### What you should do
Could you copy every line from the material below in which "page" appears?

Dataset records

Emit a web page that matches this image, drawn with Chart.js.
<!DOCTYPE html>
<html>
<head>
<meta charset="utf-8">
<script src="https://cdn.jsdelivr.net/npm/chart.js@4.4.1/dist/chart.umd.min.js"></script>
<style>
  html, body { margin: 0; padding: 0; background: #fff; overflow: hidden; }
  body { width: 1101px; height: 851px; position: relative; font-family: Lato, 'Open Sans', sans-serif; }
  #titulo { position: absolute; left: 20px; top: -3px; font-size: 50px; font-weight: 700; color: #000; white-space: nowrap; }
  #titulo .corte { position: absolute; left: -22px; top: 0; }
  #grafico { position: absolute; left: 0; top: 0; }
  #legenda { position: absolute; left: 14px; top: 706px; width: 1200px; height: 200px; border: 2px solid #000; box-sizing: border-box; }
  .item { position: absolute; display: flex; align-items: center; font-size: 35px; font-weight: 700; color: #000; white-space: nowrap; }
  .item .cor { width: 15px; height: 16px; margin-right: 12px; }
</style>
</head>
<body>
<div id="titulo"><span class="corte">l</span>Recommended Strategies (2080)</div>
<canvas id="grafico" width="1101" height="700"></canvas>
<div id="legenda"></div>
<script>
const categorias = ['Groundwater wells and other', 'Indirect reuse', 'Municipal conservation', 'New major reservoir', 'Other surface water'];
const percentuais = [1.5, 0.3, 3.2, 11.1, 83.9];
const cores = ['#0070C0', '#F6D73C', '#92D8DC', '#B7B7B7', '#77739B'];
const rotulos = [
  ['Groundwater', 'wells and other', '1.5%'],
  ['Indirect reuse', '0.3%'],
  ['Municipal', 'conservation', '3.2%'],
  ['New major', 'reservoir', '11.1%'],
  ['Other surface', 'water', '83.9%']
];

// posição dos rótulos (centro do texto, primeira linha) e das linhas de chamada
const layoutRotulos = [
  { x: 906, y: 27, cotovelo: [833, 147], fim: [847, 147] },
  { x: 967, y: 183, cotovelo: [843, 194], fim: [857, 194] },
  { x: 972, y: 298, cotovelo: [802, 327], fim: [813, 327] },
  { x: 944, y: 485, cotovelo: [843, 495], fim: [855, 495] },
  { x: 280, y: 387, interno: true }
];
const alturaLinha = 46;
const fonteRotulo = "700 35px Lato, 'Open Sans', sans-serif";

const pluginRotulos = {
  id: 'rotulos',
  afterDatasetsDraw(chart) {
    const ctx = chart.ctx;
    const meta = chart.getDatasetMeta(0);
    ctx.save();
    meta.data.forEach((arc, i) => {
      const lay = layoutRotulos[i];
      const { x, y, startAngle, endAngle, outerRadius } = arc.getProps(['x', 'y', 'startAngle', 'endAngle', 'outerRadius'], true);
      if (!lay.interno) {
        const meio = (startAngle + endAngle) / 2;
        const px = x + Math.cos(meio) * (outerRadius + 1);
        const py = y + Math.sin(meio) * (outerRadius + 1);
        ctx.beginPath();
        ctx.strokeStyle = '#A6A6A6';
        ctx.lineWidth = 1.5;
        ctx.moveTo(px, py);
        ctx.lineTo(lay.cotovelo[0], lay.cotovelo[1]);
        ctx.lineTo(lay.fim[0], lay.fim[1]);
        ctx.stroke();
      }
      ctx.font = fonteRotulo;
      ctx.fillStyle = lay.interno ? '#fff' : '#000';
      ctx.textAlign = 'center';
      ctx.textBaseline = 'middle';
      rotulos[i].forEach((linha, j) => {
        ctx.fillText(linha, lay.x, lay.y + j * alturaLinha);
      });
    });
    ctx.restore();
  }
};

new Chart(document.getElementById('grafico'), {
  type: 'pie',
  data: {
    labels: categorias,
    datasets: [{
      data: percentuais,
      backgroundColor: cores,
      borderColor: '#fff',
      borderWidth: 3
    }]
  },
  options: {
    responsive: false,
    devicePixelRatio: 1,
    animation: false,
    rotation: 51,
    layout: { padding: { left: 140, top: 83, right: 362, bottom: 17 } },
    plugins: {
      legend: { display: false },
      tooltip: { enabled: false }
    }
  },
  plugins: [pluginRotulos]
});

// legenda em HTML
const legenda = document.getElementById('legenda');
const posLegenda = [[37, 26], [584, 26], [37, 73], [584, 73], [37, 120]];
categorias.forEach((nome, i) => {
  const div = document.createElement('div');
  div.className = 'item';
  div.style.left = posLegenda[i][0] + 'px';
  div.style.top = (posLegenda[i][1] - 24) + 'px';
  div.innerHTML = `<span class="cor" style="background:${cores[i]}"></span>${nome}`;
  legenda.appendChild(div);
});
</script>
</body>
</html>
---
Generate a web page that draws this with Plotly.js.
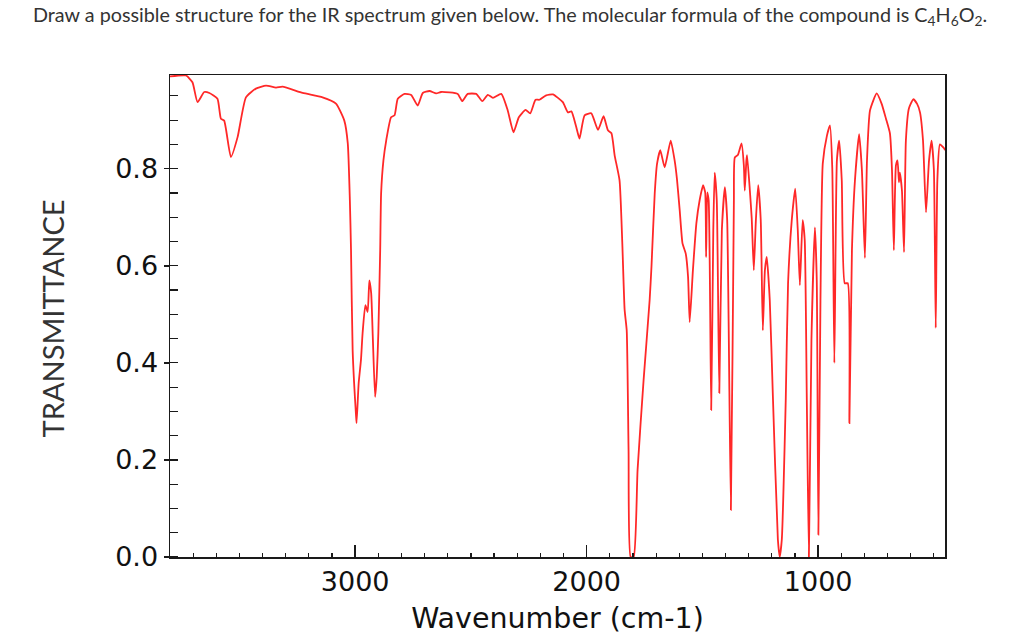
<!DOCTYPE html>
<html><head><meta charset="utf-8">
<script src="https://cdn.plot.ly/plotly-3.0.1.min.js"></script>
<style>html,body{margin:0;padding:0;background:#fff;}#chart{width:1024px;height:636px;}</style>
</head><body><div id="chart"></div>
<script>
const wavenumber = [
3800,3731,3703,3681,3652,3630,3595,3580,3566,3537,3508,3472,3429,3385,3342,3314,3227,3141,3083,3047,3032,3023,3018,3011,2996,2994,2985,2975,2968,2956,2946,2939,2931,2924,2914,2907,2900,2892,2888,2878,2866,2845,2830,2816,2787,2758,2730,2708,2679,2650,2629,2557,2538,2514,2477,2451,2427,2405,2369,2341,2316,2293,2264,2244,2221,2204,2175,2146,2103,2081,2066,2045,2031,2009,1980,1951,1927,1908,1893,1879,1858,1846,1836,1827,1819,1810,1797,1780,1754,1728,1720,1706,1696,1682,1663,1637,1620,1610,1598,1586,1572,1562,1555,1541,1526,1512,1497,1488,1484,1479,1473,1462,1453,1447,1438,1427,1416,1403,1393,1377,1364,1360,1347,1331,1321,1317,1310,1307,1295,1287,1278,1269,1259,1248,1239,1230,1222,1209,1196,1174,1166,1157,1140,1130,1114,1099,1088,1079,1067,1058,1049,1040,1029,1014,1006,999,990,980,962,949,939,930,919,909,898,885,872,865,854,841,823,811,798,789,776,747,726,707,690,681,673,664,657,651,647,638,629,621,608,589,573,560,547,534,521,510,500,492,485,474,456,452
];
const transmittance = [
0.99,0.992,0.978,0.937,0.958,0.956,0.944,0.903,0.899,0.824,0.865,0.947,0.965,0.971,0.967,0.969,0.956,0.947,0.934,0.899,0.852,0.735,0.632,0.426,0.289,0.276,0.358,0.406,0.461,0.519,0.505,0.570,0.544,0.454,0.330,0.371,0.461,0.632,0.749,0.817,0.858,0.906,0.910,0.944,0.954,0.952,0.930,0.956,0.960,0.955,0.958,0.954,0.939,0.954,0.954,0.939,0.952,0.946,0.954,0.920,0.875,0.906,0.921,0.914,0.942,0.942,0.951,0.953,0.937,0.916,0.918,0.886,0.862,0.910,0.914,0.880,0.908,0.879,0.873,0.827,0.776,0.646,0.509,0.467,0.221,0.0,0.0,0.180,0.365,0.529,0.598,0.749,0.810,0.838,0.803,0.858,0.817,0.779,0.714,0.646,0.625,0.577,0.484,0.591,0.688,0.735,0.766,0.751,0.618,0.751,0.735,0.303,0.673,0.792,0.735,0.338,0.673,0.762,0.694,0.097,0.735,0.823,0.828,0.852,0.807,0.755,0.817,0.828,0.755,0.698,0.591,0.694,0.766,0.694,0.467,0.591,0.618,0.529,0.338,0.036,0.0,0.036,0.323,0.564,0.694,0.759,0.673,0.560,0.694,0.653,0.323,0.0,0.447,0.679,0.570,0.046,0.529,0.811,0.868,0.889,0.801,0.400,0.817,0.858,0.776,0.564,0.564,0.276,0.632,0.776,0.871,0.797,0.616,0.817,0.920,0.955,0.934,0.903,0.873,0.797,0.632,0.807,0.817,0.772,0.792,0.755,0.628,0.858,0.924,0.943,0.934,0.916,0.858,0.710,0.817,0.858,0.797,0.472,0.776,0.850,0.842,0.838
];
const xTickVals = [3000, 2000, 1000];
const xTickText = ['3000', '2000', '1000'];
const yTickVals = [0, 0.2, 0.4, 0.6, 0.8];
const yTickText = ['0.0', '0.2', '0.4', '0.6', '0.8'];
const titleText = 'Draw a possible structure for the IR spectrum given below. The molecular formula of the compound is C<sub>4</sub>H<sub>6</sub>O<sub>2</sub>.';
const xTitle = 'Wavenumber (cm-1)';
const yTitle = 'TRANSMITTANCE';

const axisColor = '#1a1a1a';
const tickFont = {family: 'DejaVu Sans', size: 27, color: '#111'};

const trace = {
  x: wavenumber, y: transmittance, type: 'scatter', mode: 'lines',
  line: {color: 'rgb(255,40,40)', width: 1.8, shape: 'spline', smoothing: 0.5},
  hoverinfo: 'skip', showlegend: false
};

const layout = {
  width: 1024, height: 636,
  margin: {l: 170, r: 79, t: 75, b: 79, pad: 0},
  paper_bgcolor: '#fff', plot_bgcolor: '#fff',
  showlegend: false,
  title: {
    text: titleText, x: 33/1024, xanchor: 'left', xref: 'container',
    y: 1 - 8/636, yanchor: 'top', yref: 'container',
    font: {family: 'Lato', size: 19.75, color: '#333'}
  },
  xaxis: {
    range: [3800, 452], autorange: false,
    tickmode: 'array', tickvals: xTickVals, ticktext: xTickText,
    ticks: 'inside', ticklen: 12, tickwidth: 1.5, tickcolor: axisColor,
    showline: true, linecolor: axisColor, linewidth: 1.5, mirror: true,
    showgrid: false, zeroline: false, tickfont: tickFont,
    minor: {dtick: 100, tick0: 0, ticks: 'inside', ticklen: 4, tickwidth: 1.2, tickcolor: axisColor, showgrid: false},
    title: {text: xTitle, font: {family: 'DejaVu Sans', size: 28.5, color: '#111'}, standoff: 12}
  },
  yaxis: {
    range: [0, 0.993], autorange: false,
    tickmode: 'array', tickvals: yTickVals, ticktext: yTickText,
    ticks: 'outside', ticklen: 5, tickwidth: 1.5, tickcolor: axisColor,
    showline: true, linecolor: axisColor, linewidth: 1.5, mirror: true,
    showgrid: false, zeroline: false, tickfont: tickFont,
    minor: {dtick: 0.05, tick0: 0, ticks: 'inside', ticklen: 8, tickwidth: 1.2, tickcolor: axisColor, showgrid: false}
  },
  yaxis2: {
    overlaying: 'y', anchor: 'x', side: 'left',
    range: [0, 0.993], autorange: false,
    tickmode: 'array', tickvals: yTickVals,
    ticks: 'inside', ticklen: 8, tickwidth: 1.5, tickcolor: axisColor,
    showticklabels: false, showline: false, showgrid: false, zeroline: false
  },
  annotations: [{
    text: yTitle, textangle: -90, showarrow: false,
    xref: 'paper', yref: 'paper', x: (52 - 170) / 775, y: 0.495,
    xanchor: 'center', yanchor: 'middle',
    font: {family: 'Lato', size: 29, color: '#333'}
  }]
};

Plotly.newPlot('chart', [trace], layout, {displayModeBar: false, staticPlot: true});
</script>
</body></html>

### Right answer
Emit a web page that matches this image, drawn with Chart.js.
Generate a web page that draws this with Plotly.js.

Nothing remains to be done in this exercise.